#### Source material:
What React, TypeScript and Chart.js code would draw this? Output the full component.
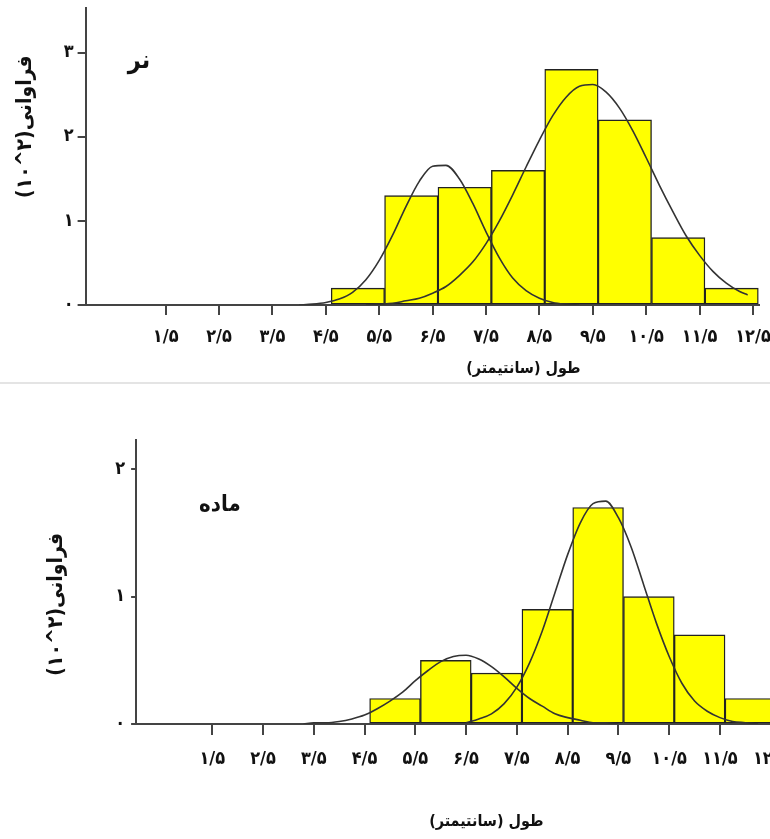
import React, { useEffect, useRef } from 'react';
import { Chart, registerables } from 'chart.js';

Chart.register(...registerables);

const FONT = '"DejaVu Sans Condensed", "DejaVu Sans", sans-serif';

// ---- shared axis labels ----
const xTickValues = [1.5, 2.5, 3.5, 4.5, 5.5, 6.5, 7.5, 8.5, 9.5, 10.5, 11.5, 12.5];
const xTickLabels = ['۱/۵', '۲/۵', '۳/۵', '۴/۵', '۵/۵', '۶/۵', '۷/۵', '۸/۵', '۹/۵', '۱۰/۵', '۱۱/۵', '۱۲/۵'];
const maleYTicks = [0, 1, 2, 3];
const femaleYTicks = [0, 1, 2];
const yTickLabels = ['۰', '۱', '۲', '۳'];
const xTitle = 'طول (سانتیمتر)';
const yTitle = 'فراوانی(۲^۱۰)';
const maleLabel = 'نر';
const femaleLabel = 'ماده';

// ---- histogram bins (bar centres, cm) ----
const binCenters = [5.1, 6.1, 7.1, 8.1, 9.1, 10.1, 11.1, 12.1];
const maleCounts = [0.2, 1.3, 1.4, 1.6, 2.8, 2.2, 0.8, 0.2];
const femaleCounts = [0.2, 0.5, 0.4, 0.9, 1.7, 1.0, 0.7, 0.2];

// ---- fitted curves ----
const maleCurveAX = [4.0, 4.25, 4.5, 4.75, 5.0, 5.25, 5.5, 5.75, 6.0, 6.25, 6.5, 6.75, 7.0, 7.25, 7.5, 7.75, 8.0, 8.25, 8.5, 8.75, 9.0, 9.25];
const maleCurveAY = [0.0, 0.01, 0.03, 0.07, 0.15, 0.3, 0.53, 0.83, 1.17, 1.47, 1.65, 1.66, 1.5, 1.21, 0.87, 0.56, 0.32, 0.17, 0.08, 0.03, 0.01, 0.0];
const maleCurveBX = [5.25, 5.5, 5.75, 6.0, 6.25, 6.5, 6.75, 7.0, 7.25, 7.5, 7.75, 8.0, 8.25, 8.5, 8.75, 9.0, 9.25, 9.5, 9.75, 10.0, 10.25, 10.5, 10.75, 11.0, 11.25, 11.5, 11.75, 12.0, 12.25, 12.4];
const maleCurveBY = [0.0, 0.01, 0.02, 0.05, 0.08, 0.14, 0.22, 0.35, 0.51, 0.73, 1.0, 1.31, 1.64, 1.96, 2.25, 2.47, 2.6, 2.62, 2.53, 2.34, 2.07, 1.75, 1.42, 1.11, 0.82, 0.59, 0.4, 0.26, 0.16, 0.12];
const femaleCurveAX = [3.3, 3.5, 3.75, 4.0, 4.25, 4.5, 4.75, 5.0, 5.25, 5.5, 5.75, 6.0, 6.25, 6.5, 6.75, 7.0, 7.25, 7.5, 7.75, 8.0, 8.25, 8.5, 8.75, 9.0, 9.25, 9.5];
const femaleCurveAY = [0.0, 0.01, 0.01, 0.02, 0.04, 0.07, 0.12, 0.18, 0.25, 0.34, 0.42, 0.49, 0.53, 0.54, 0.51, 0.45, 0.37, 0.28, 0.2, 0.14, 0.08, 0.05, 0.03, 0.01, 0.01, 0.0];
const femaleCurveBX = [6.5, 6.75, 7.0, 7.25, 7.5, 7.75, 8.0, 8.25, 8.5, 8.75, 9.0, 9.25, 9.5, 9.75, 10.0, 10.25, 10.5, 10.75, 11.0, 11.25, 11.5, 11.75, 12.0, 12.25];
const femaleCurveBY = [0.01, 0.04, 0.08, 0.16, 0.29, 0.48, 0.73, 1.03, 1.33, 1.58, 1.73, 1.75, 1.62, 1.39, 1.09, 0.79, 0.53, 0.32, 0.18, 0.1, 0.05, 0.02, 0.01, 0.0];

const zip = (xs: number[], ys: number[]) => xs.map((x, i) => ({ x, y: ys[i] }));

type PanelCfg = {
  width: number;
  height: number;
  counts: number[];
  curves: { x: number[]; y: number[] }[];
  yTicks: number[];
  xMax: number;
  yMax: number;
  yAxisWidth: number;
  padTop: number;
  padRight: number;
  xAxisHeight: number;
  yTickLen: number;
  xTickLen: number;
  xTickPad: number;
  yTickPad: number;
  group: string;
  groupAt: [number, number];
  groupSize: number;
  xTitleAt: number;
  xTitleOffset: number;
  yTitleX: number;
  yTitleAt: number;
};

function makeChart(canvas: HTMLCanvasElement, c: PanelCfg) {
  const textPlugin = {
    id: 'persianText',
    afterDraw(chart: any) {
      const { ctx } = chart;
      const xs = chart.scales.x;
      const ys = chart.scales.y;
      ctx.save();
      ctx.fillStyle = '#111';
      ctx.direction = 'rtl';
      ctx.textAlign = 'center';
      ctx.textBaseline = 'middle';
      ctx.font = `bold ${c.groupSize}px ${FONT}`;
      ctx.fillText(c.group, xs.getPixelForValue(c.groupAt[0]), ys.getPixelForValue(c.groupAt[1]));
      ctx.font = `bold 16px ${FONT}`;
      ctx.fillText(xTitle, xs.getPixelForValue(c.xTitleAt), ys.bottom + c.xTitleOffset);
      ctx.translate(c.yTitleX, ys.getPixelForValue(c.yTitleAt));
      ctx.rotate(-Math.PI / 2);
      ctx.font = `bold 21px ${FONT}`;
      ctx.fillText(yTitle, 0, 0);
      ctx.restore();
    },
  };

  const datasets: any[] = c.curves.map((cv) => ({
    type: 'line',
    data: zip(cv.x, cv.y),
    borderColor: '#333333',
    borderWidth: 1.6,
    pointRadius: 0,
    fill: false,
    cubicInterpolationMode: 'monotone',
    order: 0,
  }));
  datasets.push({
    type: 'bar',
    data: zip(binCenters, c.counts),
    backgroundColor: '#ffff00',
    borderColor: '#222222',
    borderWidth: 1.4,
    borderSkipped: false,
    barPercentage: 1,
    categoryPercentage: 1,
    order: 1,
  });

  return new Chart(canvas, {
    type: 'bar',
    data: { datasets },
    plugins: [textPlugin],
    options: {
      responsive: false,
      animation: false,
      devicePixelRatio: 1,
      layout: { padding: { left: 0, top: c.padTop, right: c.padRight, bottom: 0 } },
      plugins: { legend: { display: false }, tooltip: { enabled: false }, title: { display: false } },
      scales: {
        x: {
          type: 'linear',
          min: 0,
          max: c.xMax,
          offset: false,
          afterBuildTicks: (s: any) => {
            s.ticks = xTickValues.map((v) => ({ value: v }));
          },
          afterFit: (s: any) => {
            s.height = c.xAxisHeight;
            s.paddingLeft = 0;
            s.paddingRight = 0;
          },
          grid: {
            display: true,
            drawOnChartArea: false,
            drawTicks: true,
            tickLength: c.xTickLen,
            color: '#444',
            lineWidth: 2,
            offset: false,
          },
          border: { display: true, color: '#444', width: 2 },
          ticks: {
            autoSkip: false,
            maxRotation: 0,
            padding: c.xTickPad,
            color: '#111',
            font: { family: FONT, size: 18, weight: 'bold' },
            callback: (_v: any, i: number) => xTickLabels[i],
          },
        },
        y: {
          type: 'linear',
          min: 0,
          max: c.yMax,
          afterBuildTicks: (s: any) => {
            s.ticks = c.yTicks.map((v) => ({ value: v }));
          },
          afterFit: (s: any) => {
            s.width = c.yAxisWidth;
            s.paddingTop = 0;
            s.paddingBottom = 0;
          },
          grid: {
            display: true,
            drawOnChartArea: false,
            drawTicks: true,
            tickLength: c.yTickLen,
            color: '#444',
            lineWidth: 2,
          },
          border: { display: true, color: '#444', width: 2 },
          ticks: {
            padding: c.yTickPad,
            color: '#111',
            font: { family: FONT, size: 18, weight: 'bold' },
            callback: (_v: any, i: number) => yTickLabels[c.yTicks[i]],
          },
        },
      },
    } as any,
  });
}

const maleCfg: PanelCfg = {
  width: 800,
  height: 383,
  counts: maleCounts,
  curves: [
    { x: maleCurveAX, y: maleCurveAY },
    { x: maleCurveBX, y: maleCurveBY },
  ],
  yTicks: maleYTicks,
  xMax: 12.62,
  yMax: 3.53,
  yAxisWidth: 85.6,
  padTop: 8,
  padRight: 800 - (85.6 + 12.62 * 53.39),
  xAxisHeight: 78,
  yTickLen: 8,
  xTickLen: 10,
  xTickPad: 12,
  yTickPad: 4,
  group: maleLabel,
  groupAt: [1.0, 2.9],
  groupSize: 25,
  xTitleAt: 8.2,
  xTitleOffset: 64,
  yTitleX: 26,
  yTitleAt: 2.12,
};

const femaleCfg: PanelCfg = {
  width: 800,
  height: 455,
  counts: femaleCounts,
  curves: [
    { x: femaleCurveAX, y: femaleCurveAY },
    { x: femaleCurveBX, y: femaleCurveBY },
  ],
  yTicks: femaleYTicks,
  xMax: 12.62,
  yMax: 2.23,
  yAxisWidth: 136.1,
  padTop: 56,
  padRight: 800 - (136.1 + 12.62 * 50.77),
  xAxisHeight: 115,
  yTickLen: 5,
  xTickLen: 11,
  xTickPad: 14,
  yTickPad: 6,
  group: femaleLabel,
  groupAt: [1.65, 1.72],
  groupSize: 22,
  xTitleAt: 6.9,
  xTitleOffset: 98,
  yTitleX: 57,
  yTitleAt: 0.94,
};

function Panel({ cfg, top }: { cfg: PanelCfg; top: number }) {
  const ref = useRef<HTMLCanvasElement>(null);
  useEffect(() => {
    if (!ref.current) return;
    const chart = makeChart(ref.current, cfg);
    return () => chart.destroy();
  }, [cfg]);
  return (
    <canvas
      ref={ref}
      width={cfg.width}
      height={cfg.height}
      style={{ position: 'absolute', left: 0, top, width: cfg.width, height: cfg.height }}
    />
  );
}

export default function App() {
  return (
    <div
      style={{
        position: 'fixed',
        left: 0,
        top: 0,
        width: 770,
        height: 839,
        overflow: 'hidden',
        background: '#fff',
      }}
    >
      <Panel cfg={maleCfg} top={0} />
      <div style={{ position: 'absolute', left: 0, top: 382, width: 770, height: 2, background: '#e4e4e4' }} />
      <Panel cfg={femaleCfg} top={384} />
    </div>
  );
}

#### What the task requires:
Copy every line of the listing containing the string "React".

#### Solution to the exercise:
What React, TypeScript and Chart.js code would draw this? Output the full component.
import React, { useEffect, useRef } from 'react';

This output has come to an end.